The German court has rejected the ECJ’s 2018 ruling on the PSPP and specifically on whether the ECB’s “decisions on the PSPP satisfy the principle of proportionality”. The German court found that the ECJ ruling “is not comprehensible; to this extent, the judgment was thus rendered ultra vires”.  The Court states that the ruling is “ultra vires” and should not to be applied in Germany.

The main point of the German ruling is that the has ECB failed to put forward arguments demonstrating that (and that the ECJ failed to require them) the PSPP is proportional.

If any Member State could readily invoke the authority to decide, through its own courts, on the validity of EU acts, this could undermine the precedence of application accorded to EU law and jeopardise its uniform application. Yet if the Member States were to completely refrain from conducting any kind of ultra vires review, they would grant EU organs exclusive authority over the Treaties even in cases where the EU adopts a legal interpretation that would essentially amount to a treaty amendment or an expansion of its competences.

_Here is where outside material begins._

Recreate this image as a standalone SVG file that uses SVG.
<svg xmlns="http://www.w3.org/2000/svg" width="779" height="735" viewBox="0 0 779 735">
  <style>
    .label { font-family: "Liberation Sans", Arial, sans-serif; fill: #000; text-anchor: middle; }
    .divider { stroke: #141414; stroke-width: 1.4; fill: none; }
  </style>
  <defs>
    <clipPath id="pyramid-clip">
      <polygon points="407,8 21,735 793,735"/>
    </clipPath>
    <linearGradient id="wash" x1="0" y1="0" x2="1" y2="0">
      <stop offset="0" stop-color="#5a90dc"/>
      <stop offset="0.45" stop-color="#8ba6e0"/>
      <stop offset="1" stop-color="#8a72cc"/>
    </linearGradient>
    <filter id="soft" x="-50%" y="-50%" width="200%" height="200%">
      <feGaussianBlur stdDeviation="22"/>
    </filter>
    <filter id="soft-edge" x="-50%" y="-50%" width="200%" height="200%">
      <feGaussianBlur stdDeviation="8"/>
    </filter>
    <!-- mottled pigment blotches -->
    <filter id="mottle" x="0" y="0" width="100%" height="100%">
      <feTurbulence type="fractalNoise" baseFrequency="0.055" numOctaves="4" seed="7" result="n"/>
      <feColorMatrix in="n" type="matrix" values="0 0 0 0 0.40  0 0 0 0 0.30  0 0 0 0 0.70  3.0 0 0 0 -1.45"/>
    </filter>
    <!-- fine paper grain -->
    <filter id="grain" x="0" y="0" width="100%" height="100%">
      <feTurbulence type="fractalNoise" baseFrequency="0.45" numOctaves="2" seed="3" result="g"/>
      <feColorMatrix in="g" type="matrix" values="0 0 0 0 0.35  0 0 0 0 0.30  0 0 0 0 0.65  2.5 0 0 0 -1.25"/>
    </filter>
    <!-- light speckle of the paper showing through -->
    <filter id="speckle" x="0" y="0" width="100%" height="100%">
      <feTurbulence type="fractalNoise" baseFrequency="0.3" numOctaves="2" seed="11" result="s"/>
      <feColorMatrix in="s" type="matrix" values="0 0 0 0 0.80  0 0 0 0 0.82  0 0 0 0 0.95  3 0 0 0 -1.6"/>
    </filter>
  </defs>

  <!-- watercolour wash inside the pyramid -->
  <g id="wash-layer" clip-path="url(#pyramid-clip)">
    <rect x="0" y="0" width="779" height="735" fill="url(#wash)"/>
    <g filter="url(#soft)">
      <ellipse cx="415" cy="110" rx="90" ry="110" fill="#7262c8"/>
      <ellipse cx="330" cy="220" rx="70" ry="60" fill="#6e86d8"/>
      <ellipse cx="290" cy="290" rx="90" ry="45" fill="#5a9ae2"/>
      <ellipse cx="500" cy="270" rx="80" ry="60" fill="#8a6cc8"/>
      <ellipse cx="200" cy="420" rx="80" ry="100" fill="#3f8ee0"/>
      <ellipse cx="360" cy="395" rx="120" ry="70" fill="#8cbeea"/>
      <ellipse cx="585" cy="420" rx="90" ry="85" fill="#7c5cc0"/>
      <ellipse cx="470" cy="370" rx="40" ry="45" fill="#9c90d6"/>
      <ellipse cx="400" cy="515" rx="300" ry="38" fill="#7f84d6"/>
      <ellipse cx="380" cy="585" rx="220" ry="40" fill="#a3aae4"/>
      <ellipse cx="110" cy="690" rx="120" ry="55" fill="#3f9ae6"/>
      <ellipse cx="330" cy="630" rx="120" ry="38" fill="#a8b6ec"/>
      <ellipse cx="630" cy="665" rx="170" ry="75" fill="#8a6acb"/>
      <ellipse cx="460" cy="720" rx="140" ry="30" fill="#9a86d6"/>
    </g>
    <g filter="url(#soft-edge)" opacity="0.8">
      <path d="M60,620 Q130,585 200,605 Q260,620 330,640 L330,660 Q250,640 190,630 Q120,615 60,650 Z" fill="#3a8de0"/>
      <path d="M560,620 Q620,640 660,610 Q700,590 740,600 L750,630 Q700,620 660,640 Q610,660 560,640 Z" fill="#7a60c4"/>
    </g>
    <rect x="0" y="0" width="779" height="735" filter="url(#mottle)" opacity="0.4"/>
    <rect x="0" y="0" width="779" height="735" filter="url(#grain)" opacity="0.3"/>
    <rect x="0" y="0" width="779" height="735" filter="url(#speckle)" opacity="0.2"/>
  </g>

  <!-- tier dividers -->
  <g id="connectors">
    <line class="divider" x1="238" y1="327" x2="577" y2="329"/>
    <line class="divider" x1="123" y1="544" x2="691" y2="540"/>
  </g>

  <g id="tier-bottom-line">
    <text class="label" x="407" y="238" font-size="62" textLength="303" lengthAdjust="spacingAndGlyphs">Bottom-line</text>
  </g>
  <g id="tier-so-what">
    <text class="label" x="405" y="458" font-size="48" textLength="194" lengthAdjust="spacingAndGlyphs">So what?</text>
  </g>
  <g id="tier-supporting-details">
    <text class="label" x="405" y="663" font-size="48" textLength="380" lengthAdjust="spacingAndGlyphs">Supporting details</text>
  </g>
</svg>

The court puts the onus on the Federal Government and the Bundestag to take steps to ensure that the ECB conducts a proportionality assessment.

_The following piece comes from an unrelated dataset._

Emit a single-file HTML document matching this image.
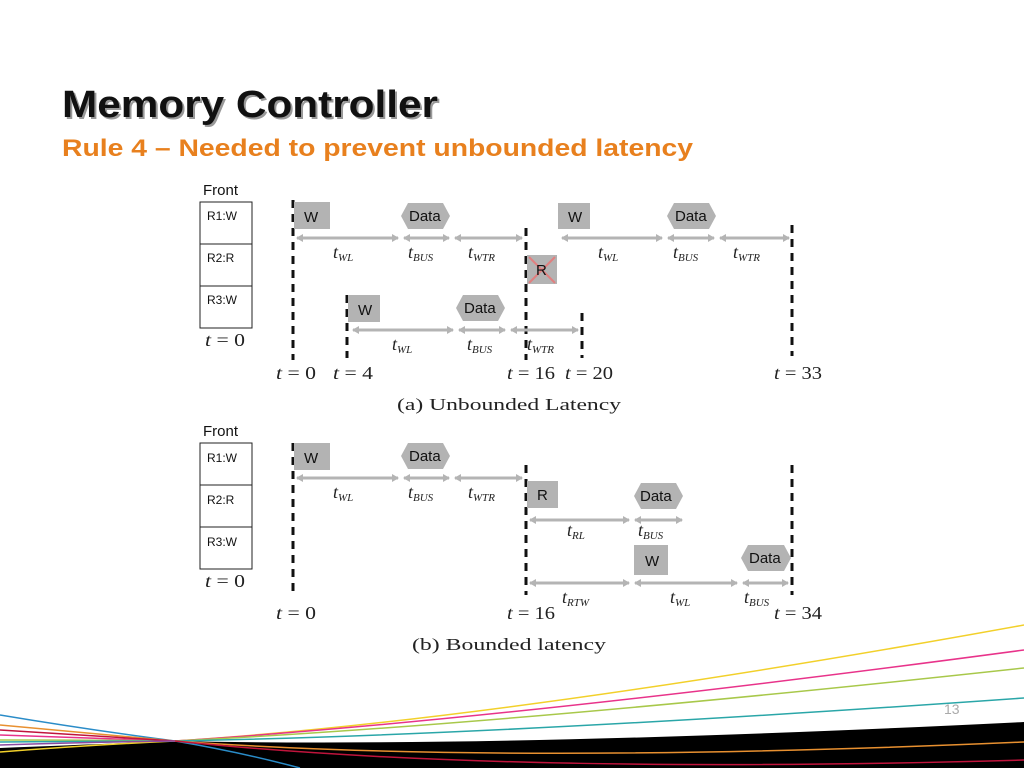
<!DOCTYPE html>
<html><head><meta charset="utf-8"><style>
html,body{margin:0;padding:0;background:#fff;}
svg{display:block;}
.m{font-family:"Liberation Serif",serif;font-style:italic;font-size:18px;fill:#222;}
.s{font-size:11px;}
.n{font-family:"Liberation Serif",serif;font-size:17px;fill:#222;}
.b{font-family:"Liberation Sans",sans-serif;font-size:15px;fill:#111;}
.f{font-family:"Liberation Sans",sans-serif;font-size:12px;fill:#111;}
.d{stroke:#111;stroke-width:3;stroke-dasharray:8,6;}
.a{stroke:#b4b4b4;stroke-width:3;marker-start:url(#ah);marker-end:url(#ah);}
.g{fill:#b3b3b3;}
</style></head><body>
<svg width="1024" height="768" viewBox="0 0 1024 768" xmlns="http://www.w3.org/2000/svg">
<defs>
<marker id="ah" markerWidth="8" markerHeight="8" refX="6" refY="4" orient="auto-start-reverse" markerUnits="userSpaceOnUse"><path d="M0,0 L7,4 L0,8 Z" fill="#b4b4b4"/></marker>
</defs>
<text x="64" y="119" font-family="Liberation Sans,sans-serif" font-weight="bold" font-size="38" fill="#999" textLength="376" lengthAdjust="spacingAndGlyphs">Memory Controller</text>
<text x="62" y="117" font-family="Liberation Sans,sans-serif" font-weight="bold" font-size="38" fill="#111" textLength="376" lengthAdjust="spacingAndGlyphs">Memory Controller</text>
<text x="62" y="156" font-family="Liberation Sans,sans-serif" font-weight="bold" font-size="24" fill="#e8801e" textLength="631" lengthAdjust="spacingAndGlyphs">Rule 4 – Needed to prevent unbounded latency</text>

<!-- (a) -->
<text x="203" y="195" class="b">Front</text>
<rect x="200" y="202" width="52" height="126" fill="#fff" stroke="#222" stroke-width="1"/>
<line x1="200" y1="244" x2="252" y2="244" stroke="#222"/><line x1="200" y1="286" x2="252" y2="286" stroke="#222"/>
<text x="207" y="220" class="f">R1:W</text><text x="207" y="262" class="f">R2:R</text><text x="207" y="304" class="f">R3:W</text>
<text x="205" y="346" class="m" textLength="40" lengthAdjust="spacingAndGlyphs">t <tspan font-style="normal">= 0</tspan></text>

<line x1="293" y1="200" x2="293" y2="360" class="d"/>
<rect x="294" y="202" width="36" height="27" class="g"/><text x="304" y="222" class="b">W</text>
<path d="M401,216 L408,203 L443,203 L450,216 L443,229 L408,229 Z" class="g"/><text x="409" y="221" class="b">Data</text>
<line x1="297" y1="238" x2="398" y2="238" class="a"/>
<line x1="404" y1="238" x2="449" y2="238" class="a"/>
<line x1="455" y1="238" x2="522" y2="238" class="a"/>
<text x="333" y="258" class="m">t<tspan class="s" dy="3">WL</tspan></text>
<text x="408" y="258" class="m">t<tspan class="s" dy="3">BUS</tspan></text>
<text x="468" y="258" class="m">t<tspan class="s" dy="3">WTR</tspan></text>
<line x1="526" y1="228" x2="526" y2="360" class="d"/>
<rect x="527" y="255" width="30" height="29" class="g"/>
<line x1="529" y1="257" x2="555" y2="283" stroke="#e08080" stroke-width="2"/><line x1="555" y1="257" x2="529" y2="283" stroke="#e08080" stroke-width="2"/>
<text x="536" y="275" class="b">R</text>
<rect x="558" y="203" width="32" height="26" class="g"/><text x="568" y="222" class="b">W</text>
<path d="M667,216 L674,203 L709,203 L716,216 L709,229 L674,229 Z" class="g"/><text x="675" y="221" class="b">Data</text>
<line x1="562" y1="238" x2="662" y2="238" class="a"/>
<line x1="668" y1="238" x2="714" y2="238" class="a"/>
<line x1="720" y1="238" x2="789" y2="238" class="a"/>
<text x="598" y="258" class="m">t<tspan class="s" dy="3">WL</tspan></text>
<text x="673" y="258" class="m">t<tspan class="s" dy="3">BUS</tspan></text>
<text x="733" y="258" class="m">t<tspan class="s" dy="3">WTR</tspan></text>
<line x1="792" y1="225" x2="792" y2="356" class="d"/>
<line x1="347" y1="295" x2="347" y2="358" class="d"/>
<rect x="348" y="295" width="32" height="27" class="g"/><text x="358" y="315" class="b">W</text>
<path d="M456,308 L463,295 L498,295 L505,308 L498,321 L463,321 Z" class="g"/><text x="464" y="313" class="b">Data</text>
<line x1="353" y1="330" x2="453" y2="330" class="a"/>
<line x1="459" y1="330" x2="505" y2="330" class="a"/>
<line x1="511" y1="330" x2="578" y2="330" class="a"/>
<text x="392" y="350" class="m">t<tspan class="s" dy="3">WL</tspan></text>
<text x="467" y="350" class="m">t<tspan class="s" dy="3">BUS</tspan></text>
<text x="527" y="350" class="m">t<tspan class="s" dy="3">WTR</tspan></text>
<line x1="582" y1="313" x2="582" y2="358" class="d"/>
<text x="276" y="379" class="m" textLength="40" lengthAdjust="spacingAndGlyphs">t <tspan font-style="normal">= 0</tspan></text>
<text x="333" y="379" class="m" textLength="40" lengthAdjust="spacingAndGlyphs">t <tspan font-style="normal">= 4</tspan></text>
<text x="507" y="379" class="m" textLength="48" lengthAdjust="spacingAndGlyphs">t <tspan font-style="normal">= 16</tspan></text>
<text x="565" y="379" class="m" textLength="48" lengthAdjust="spacingAndGlyphs">t <tspan font-style="normal">= 20</tspan></text>
<text x="774" y="379" class="m" textLength="48" lengthAdjust="spacingAndGlyphs">t <tspan font-style="normal">= 33</tspan></text>
<text x="397" y="410" class="n" font-size="22" textLength="224" lengthAdjust="spacingAndGlyphs">(a) Unbounded Latency</text>

<!-- (b) -->
<text x="203" y="436" class="b">Front</text>
<rect x="200" y="443" width="52" height="126" fill="#fff" stroke="#222" stroke-width="1"/>
<line x1="200" y1="485" x2="252" y2="485" stroke="#222"/><line x1="200" y1="527" x2="252" y2="527" stroke="#222"/>
<text x="207" y="462" class="f">R1:W</text><text x="207" y="504" class="f">R2:R</text><text x="207" y="546" class="f">R3:W</text>
<text x="205" y="587" class="m" textLength="40" lengthAdjust="spacingAndGlyphs">t <tspan font-style="normal">= 0</tspan></text>
<line x1="293" y1="443" x2="293" y2="595" class="d"/>
<rect x="294" y="443" width="36" height="27" class="g"/><text x="304" y="463" class="b">W</text>
<path d="M401,456 L408,443 L443,443 L450,456 L443,469 L408,469 Z" class="g"/><text x="409" y="461" class="b">Data</text>
<line x1="297" y1="478" x2="398" y2="478" class="a"/>
<line x1="404" y1="478" x2="449" y2="478" class="a"/>
<line x1="455" y1="478" x2="522" y2="478" class="a"/>
<text x="333" y="498" class="m">t<tspan class="s" dy="3">WL</tspan></text>
<text x="408" y="498" class="m">t<tspan class="s" dy="3">BUS</tspan></text>
<text x="468" y="498" class="m">t<tspan class="s" dy="3">WTR</tspan></text>
<line x1="526" y1="465" x2="526" y2="595" class="d"/>
<rect x="527" y="481" width="31" height="27" class="g"/><text x="537" y="500" class="b">R</text>
<path d="M634,496 L641,483 L676,483 L683,496 L676,509 L641,509 Z" class="g"/><text x="640" y="501" class="b">Data</text>
<line x1="530" y1="520" x2="629" y2="520" class="a"/>
<line x1="635" y1="520" x2="682" y2="520" class="a"/>
<text x="567" y="536" class="m">t<tspan class="s" dy="3">RL</tspan></text>
<text x="638" y="536" class="m">t<tspan class="s" dy="3">BUS</tspan></text>
<rect x="634" y="545" width="34" height="30" class="g"/><text x="645" y="566" class="b">W</text>
<path d="M741,558 L748,545 L784,545 L791,558 L784,571 L748,571 Z" class="g"/><text x="749" y="563" class="b">Data</text>
<line x1="530" y1="583" x2="629" y2="583" class="a"/>
<line x1="635" y1="583" x2="737" y2="583" class="a"/>
<line x1="743" y1="583" x2="788" y2="583" class="a"/>
<text x="562" y="603" class="m">t<tspan class="s" dy="3">RTW</tspan></text>
<text x="670" y="603" class="m">t<tspan class="s" dy="3">WL</tspan></text>
<text x="744" y="603" class="m">t<tspan class="s" dy="3">BUS</tspan></text>
<line x1="792" y1="465" x2="792" y2="595" class="d"/>
<text x="276" y="619" class="m" textLength="40" lengthAdjust="spacingAndGlyphs">t <tspan font-style="normal">= 0</tspan></text>
<text x="507" y="619" class="m" textLength="48" lengthAdjust="spacingAndGlyphs">t <tspan font-style="normal">= 16</tspan></text>
<text x="774" y="619" class="m" textLength="48" lengthAdjust="spacingAndGlyphs">t <tspan font-style="normal">= 34</tspan></text>
<text x="412" y="650" class="n" font-size="22" textLength="194" lengthAdjust="spacingAndGlyphs">(b) Bounded latency</text>

<!-- decorative swoosh -->
<path d="M0,768 L0,748 Q100,744 175,741 Q500,748 1024,722 L1024,768 Z" fill="#000"/>
<g fill="none" stroke-width="1.5">
<path d="M0,752 Q90,745 175,741 Q500,720 1024,625" stroke="#f2d02a"/>
<path d="M0,735 Q90,738 175,741 Q500,720 1024,650" stroke="#e8338a"/>
<path d="M0,740 Q90,740 175,741 Q500,725 1024,668" stroke="#a8c84a"/>
<path d="M0,742 Q90,741 175,741 Q500,735 1024,698" stroke="#2aa6a8"/>
<path d="M0,715 Q90,730 175,741 Q240,752 300,768" stroke="#2a8cc8"/>
<path d="M0,725 Q90,733 175,741 Q500,765 1024,742" stroke="#e89030"/>
<path d="M0,730 Q90,736 175,741 Q500,775 1024,760" stroke="#c0143c"/>
<path d="M0,745 Q90,742 175,741" stroke="#8a4aa0"/>
</g>
<text x="944" y="714" font-family="Liberation Sans,sans-serif" font-size="14" fill="#aaa">13</text>
</svg>
</body></html>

It also precludes the Bundesbank (after a three-month transitional period) from participating in the PSPP until the ECB Governing Council “adopts a new decision that demonstrates in a comprehensible and substantiated manner that the monetary policy objectives pursued by the PSPP are not disproportionate to the economic and fiscal policy effects resulting from the programme.

“On the same condition, the Bundesbank must ensure that the bonds already purchased and held in its portfolio are sold based on a – possibly long-term – strategy coordinated with the Eurosystem.”

The ECB responded with a press release where it noted the ruling and remains fully committed to its mandate. It also pointedly states that the “The Court of Justice of the European Union ruled in December 2018 that the ECB is acting within its price stability mandate.”

Media reports quote several ECB Governing Council members stating that the will not respond to the German court. The ECB’s view is very clear that it does not fall under the jurisdiction of the German court. The ECB views this ruling as a challenge to its independence.

Indeed the ECB declined to appear in the German court which is its traditional stance. In Ireland, in 2016, the former ECB President Draghi responded to the Irish Oireachtas banking enquiry that the ECB is primarily held to account by the European Parliament and does not participate in parliamentary inquiries on a national level. But the ECB could take part in an “informal exchange of views”, “within the remit of its mandate”.

This decision has enormous implications on the principle of primacy of EU law over national law. This potentially has huge implications for the EU legal system, whereby a national court can overrule decisions by the ECJ. The German constitutional court has set a precedent whereby Member States can set aside EU law that it doesn’t like. This has set alarm bells ringing across Europe.